_Short task:_ Print every line of the listing exactly, please.

_Collected data:_

══════

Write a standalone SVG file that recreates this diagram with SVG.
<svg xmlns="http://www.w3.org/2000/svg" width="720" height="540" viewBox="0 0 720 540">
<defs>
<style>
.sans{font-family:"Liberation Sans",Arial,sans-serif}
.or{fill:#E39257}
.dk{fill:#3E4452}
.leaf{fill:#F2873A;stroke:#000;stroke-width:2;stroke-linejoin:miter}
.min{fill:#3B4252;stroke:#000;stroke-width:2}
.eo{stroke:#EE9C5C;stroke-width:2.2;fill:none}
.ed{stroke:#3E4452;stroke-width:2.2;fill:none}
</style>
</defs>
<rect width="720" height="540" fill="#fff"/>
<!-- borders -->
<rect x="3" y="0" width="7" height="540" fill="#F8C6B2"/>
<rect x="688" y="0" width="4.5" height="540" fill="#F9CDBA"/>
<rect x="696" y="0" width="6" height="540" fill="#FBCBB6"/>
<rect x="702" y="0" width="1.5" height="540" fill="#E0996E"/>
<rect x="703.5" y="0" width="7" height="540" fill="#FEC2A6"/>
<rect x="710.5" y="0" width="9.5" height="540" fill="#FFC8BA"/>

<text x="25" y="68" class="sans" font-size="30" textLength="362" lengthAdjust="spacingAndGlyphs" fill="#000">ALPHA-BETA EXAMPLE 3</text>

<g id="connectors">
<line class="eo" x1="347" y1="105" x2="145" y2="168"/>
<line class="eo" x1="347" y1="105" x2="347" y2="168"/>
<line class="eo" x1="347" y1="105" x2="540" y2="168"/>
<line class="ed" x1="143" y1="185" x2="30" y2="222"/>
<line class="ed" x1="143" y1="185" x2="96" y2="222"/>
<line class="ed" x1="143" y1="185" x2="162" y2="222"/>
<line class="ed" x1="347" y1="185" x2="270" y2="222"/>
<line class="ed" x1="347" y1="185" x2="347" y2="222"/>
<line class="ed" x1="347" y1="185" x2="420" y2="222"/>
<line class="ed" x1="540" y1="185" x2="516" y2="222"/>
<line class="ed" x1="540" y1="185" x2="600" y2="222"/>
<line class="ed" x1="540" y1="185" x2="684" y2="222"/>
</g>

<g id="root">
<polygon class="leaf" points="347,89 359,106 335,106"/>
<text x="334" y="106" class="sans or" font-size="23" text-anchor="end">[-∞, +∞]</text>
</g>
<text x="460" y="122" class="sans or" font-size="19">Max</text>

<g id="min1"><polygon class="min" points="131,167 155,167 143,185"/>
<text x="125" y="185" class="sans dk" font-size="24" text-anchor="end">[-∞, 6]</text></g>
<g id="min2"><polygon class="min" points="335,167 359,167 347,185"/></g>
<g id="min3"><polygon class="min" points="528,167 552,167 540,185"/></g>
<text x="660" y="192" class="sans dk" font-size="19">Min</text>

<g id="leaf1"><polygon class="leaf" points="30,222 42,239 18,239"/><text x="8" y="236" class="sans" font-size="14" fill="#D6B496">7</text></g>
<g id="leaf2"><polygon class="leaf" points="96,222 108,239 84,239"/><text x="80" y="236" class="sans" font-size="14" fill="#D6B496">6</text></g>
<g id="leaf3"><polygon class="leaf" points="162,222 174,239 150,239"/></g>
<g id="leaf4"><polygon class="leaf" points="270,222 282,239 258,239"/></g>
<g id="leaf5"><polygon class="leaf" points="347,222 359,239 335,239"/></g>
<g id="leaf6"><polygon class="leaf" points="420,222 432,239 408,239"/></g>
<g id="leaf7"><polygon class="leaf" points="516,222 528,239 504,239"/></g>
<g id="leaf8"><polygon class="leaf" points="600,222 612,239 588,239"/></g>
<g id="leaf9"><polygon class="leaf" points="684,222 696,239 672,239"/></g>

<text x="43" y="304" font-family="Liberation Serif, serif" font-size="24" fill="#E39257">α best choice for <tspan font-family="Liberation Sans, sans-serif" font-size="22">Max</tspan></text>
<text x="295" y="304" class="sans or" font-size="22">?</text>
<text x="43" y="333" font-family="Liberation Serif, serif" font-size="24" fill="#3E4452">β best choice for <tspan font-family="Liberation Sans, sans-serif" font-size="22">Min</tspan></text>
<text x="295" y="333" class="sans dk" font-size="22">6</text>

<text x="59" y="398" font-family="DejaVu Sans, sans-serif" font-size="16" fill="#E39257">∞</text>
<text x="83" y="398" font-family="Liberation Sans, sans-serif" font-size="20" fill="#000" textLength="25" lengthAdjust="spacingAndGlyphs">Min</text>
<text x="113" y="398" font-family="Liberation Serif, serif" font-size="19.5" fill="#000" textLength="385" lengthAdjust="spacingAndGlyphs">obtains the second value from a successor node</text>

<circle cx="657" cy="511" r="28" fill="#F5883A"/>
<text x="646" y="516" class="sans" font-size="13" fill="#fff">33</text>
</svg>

══════

_Exercise answer:_
Write a standalone SVG file that recreates this diagram with SVG.
<svg xmlns="http://www.w3.org/2000/svg" width="720" height="540" viewBox="0 0 720 540">
<defs>
<style>
.sans{font-family:"Liberation Sans",Arial,sans-serif}
.or{fill:#E39257}
.dk{fill:#3E4452}
.leaf{fill:#F2873A;stroke:#000;stroke-width:2;stroke-linejoin:miter}
.min{fill:#3B4252;stroke:#000;stroke-width:2}
.eo{stroke:#EE9C5C;stroke-width:2.2;fill:none}
.ed{stroke:#3E4452;stroke-width:2.2;fill:none}
</style>
</defs>
<rect width="720" height="540" fill="#fff"/>
<!-- borders -->
<rect x="3" y="0" width="7" height="540" fill="#F8C6B2"/>
<rect x="688" y="0" width="4.5" height="540" fill="#F9CDBA"/>
<rect x="696" y="0" width="6" height="540" fill="#FBCBB6"/>
<rect x="702" y="0" width="1.5" height="540" fill="#E0996E"/>
<rect x="703.5" y="0" width="7" height="540" fill="#FEC2A6"/>
<rect x="710.5" y="0" width="9.5" height="540" fill="#FFC8BA"/>

<text x="25" y="68" class="sans" font-size="30" textLength="362" lengthAdjust="spacingAndGlyphs" fill="#000">ALPHA-BETA EXAMPLE 3</text>

<g id="connectors">
<line class="eo" x1="347" y1="105" x2="145" y2="168"/>
<line class="eo" x1="347" y1="105" x2="347" y2="168"/>
<line class="eo" x1="347" y1="105" x2="540" y2="168"/>
<line class="ed" x1="143" y1="185" x2="30" y2="222"/>
<line class="ed" x1="143" y1="185" x2="96" y2="222"/>
<line class="ed" x1="143" y1="185" x2="162" y2="222"/>
<line class="ed" x1="347" y1="185" x2="270" y2="222"/>
<line class="ed" x1="347" y1="185" x2="347" y2="222"/>
<line class="ed" x1="347" y1="185" x2="420" y2="222"/>
<line class="ed" x1="540" y1="185" x2="516" y2="222"/>
<line class="ed" x1="540" y1="185" x2="600" y2="222"/>
<line class="ed" x1="540" y1="185" x2="684" y2="222"/>
</g>

<g id="root">
<polygon class="leaf" points="347,89 359,106 335,106"/>
<text x="334" y="106" class="sans or" font-size="23" text-anchor="end">[-∞, +∞]</text>
</g>
<text x="460" y="122" class="sans or" font-size="19">Max</text>

<g id="min1"><polygon class="min" points="131,167 155,167 143,185"/>
<text x="125" y="185" class="sans dk" font-size="24" text-anchor="end">[-∞, 6]</text></g>
<g id="min2"><polygon class="min" points="335,167 359,167 347,185"/></g>
<g id="min3"><polygon class="min" points="528,167 552,167 540,185"/></g>
<text x="660" y="192" class="sans dk" font-size="19">Min</text>

<g id="leaf1"><polygon class="leaf" points="30,222 42,239 18,239"/><text x="8" y="236" class="sans" font-size="14" fill="#D6B496">7</text></g>
<g id="leaf2"><polygon class="leaf" points="96,222 108,239 84,239"/><text x="80" y="236" class="sans" font-size="14" fill="#D6B496">6</text></g>
<g id="leaf3"><polygon class="leaf" points="162,222 174,239 150,239"/></g>
<g id="leaf4"><polygon class="leaf" points="270,222 282,239 258,239"/></g>
<g id="leaf5"><polygon class="leaf" points="347,222 359,239 335,239"/></g>
<g id="leaf6"><polygon class="leaf" points="420,222 432,239 408,239"/></g>
<g id="leaf7"><polygon class="leaf" points="516,222 528,239 504,239"/></g>
<g id="leaf8"><polygon class="leaf" points="600,222 612,239 588,239"/></g>
<g id="leaf9"><polygon class="leaf" points="684,222 696,239 672,239"/></g>

<text x="43" y="304" font-family="Liberation Serif, serif" font-size="24" fill="#E39257">α best choice for <tspan font-family="Liberation Sans, sans-serif" font-size="22">Max</tspan></text>
<text x="295" y="304" class="sans or" font-size="22">?</text>
<text x="43" y="333" font-family="Liberation Serif, serif" font-size="24" fill="#3E4452">β best choice for <tspan font-family="Liberation Sans, sans-serif" font-size="22">Min</tspan></text>
<text x="295" y="333" class="sans dk" font-size="22">6</text>

<text x="59" y="398" font-family="DejaVu Sans, sans-serif" font-size="16" fill="#E39257">∞</text>
<text x="83" y="398" font-family="Liberation Sans, sans-serif" font-size="20" fill="#000" textLength="25" lengthAdjust="spacingAndGlyphs">Min</text>
<text x="113" y="398" font-family="Liberation Serif, serif" font-size="19.5" fill="#000" textLength="385" lengthAdjust="spacingAndGlyphs">obtains the second value from a successor node</text>

<circle cx="657" cy="511" r="28" fill="#F5883A"/>
<text x="646" y="516" class="sans" font-size="13" fill="#fff">33</text>
</svg>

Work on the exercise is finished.